Wednesday, January 24, 2007

Our tolerant society

Last year I was punched in the face after a night out whilst I was eating some food outside a takeaway in the middle of York. My 'crime' was the fact that two of my friends in our group were not white. Our attackers (one wearing a very fetching pink shirt) spewed racist abuse at my friends and then lashed out at me and another member of our party. Britain and the wider world are about to undergo massive changes in the next decade and the ignorant and insular nature of some sections of the British population are to be feared. Over the past 15 years or so the UK has become a moral and disciplinary vacuum. The influence of religion, community ties and the justice system have all evaporated. How can things be fixed?

First, we need a society with a decent standard of living for all with fair working hours and without a culture of celebrity and binge drinking to distract the workforce from their debt and crappy service jobs. Education must be fixed too. Target driven teaching only results in students who know how to pass exams (which are getting easier to help meet targets) and who don't have a good knowledge of the core subjects. The new national curriculum for science is a joke and being asked to teach such a distorted version of my subject (Physics) has changed my mind about becoming a Physics teacher. However, alcohol, education and the media are just three variables in a complex problem.
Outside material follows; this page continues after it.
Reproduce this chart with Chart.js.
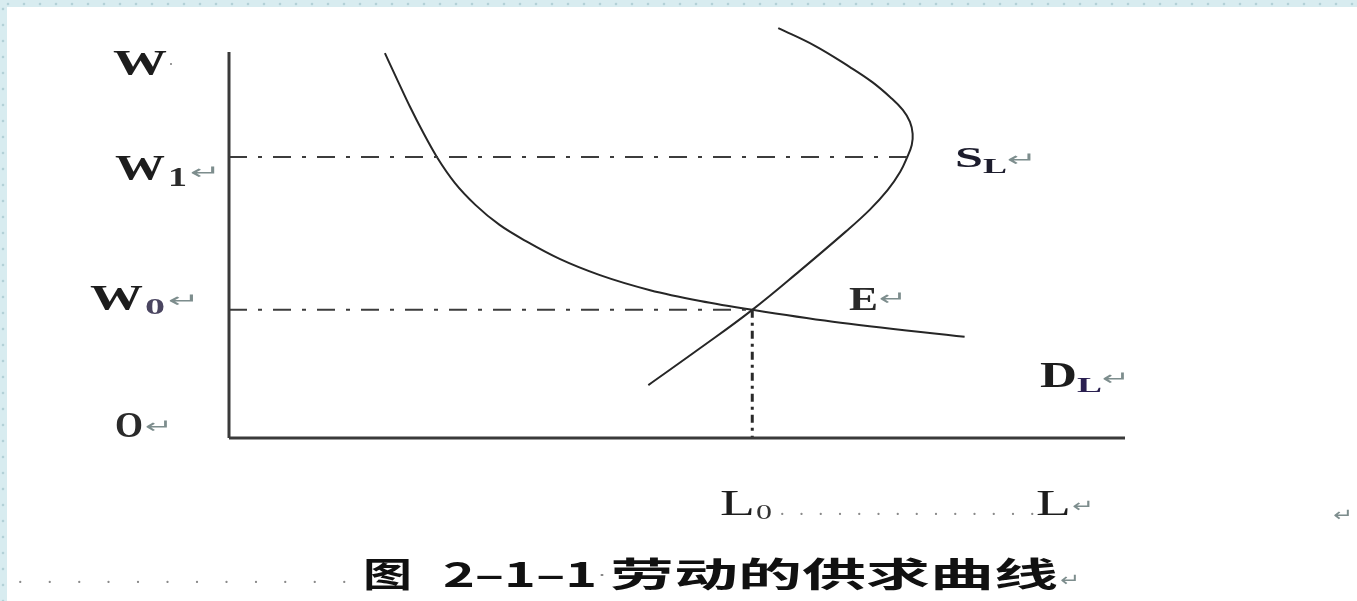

The most fundamental cause of the current problems in society is the staggeringly liberal slant enforced by the justice system and the PC left over the past decade. We aren't ready for this sort of liberality in the treatment of those who spoil things for everyone else because there is no restoring force; no deterrent to prevent people from doing just what they please. Such liberal attitudes to crime won't ever work in a society in which prisoners can sue prisons for denying them access to class A drugs whilst in jail. Or a society where young offenders can sue prisons for not protecting them from bullying and theft (what type of people did they expect to meet in prison? And surely being the victim of crime helps them understand what they did to to others?). Perhaps the Home office would benefit from reorganisation into more manageable chunks but the idea smacks of more tinkering. How about

1) Reducing the level of government interference in the Home office
2) Removing targets for police officers
3) Abandoning all Private Finance Initiative projects (prisons, for starters but then schools and the NHS)
4) Charging the customer AND the drinks industry more tax on alcohol to cover the cost of friday and saturday night policing in town centres
5) No tough talk and laying the blame on civil servants and police officers by politicians

1 comment:

Anonymous said...

But now all the prisons are full and according to this mornings BBC News only those guilty of the most serious crimes will be jailed. It seems at the moment people have a free pass to behave badly, but there again prison doesn't seem to be much of a deterrent anyway - otherwise they wouldn't be full to bursting right? What to do? Lets all move to Canada.